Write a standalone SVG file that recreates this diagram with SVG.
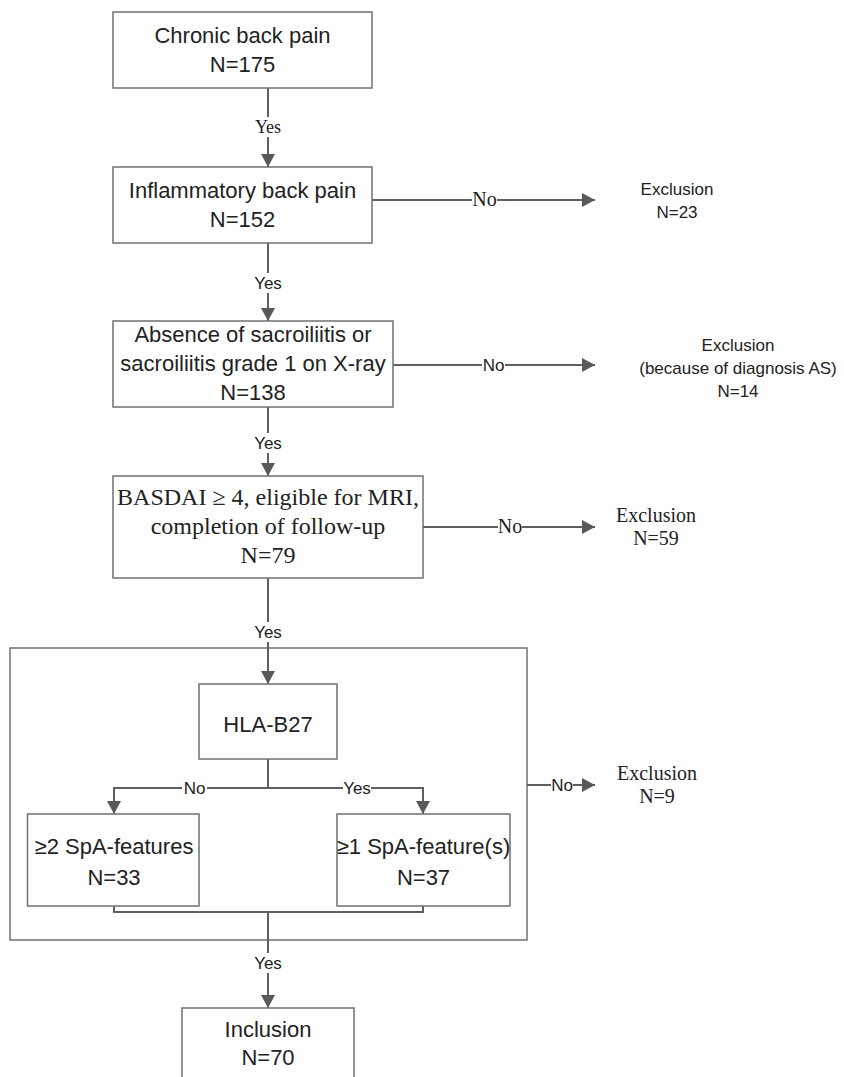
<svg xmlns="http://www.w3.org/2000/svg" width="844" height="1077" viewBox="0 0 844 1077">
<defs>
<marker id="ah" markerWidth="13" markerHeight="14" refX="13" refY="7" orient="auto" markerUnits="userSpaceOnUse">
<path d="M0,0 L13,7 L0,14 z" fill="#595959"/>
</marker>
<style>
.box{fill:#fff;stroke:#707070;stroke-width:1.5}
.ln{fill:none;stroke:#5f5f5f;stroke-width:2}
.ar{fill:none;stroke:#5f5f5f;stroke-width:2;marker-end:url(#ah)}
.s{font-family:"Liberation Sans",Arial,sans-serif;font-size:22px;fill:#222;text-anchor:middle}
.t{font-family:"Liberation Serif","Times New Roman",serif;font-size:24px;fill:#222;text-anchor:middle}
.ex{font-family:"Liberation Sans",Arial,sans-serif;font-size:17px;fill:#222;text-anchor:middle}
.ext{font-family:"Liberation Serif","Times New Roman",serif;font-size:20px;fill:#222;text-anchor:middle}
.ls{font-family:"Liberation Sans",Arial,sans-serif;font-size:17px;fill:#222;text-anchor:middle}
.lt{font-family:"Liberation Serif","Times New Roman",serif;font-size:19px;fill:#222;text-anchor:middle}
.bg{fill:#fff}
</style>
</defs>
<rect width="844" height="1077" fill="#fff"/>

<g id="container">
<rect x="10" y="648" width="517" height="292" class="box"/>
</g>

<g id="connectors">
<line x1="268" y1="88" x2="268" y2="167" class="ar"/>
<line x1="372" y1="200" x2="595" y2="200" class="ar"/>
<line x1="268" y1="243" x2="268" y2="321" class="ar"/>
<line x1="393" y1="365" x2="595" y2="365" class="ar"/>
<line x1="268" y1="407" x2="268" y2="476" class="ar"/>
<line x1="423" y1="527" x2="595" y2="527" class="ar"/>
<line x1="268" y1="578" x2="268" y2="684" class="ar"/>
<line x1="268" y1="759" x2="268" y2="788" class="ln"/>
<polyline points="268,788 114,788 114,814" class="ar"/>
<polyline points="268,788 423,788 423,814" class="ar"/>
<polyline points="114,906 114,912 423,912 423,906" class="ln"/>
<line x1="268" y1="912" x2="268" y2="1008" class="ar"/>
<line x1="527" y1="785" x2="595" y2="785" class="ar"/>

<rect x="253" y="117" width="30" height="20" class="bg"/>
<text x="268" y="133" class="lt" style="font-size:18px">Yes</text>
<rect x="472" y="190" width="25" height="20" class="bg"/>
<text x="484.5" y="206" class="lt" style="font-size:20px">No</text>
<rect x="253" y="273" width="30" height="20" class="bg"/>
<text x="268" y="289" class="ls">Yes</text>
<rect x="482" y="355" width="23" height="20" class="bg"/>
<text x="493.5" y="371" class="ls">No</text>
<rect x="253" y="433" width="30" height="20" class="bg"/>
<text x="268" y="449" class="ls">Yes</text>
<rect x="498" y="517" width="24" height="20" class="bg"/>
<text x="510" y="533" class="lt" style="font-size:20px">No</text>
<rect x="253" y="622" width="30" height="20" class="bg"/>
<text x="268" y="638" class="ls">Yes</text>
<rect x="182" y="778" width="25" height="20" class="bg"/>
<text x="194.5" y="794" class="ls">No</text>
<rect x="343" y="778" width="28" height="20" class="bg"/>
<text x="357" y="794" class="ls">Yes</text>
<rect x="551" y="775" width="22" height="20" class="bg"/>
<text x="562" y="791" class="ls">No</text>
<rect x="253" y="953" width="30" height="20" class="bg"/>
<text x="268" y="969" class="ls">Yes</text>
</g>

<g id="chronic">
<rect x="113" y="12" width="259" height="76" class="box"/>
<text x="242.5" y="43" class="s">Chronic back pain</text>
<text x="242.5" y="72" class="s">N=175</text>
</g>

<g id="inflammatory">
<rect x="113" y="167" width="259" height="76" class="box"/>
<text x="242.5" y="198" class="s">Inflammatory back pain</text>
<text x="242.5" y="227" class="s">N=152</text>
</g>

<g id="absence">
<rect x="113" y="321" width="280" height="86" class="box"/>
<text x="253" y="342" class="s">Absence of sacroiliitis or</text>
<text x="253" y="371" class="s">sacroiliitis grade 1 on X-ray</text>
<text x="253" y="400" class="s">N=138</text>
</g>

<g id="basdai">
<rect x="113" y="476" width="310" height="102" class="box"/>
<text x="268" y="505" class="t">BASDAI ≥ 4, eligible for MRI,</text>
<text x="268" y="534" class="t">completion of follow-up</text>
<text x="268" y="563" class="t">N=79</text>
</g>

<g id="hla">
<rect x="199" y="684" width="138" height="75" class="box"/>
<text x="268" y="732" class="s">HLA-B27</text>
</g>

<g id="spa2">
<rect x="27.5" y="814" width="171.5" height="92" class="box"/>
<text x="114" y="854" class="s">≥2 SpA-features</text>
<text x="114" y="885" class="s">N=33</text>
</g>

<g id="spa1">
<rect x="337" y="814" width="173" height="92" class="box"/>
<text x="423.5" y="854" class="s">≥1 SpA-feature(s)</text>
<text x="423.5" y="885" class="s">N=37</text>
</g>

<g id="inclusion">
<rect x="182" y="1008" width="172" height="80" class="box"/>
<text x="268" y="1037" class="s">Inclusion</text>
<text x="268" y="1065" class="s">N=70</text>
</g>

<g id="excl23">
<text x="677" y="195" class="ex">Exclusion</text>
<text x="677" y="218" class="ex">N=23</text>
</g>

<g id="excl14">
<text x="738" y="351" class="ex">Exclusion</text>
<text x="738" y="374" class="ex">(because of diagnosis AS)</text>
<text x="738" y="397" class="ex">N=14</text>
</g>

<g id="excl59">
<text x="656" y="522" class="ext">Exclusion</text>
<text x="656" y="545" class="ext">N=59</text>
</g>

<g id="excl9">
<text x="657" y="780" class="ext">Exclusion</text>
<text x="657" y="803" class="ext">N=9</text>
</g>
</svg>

==

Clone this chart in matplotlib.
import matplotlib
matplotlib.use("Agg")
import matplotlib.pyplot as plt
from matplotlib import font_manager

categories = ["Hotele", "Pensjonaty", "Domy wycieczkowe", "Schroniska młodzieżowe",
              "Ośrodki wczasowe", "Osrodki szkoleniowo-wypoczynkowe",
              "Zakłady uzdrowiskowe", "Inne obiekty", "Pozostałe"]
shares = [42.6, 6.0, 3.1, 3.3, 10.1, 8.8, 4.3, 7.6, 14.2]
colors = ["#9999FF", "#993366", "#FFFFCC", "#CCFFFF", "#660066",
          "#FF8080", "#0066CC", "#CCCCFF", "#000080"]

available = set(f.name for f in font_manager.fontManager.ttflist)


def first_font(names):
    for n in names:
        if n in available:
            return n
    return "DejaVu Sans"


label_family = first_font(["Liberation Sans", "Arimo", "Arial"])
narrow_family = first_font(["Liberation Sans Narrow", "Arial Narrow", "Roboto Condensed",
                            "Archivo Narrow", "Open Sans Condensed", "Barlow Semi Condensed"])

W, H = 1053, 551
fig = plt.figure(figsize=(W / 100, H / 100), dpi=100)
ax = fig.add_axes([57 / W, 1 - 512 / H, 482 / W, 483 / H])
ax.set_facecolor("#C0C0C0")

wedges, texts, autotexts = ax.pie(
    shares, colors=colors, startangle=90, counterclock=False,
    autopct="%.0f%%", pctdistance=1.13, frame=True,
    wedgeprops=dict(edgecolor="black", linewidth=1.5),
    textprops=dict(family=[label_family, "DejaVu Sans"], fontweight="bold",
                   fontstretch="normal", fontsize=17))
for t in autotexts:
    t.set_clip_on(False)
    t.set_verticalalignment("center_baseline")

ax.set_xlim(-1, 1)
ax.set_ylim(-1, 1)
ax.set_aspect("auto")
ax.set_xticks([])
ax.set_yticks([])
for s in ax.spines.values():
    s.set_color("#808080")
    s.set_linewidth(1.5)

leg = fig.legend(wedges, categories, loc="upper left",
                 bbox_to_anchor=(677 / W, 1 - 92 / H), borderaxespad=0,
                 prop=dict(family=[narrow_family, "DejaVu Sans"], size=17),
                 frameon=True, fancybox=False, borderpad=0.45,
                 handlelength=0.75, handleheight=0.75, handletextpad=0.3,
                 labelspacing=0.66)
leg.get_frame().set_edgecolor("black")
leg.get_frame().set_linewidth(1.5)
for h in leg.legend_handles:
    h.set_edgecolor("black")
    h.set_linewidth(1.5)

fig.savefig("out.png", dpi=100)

--

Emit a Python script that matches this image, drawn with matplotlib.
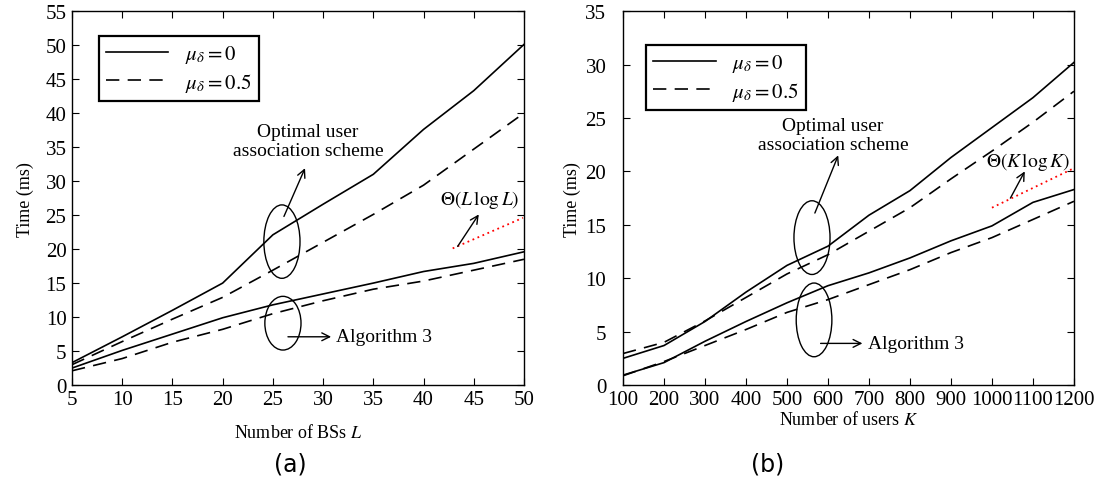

• [Set exercise]
Check each line of the entries above, and show every one holding the word "this".

• [Full response]
Write a standalone SVG file that recreates this diagram with SVG.
Clone this chart in matplotlib.
Emit a Python script that matches this image, drawn with matplotlib.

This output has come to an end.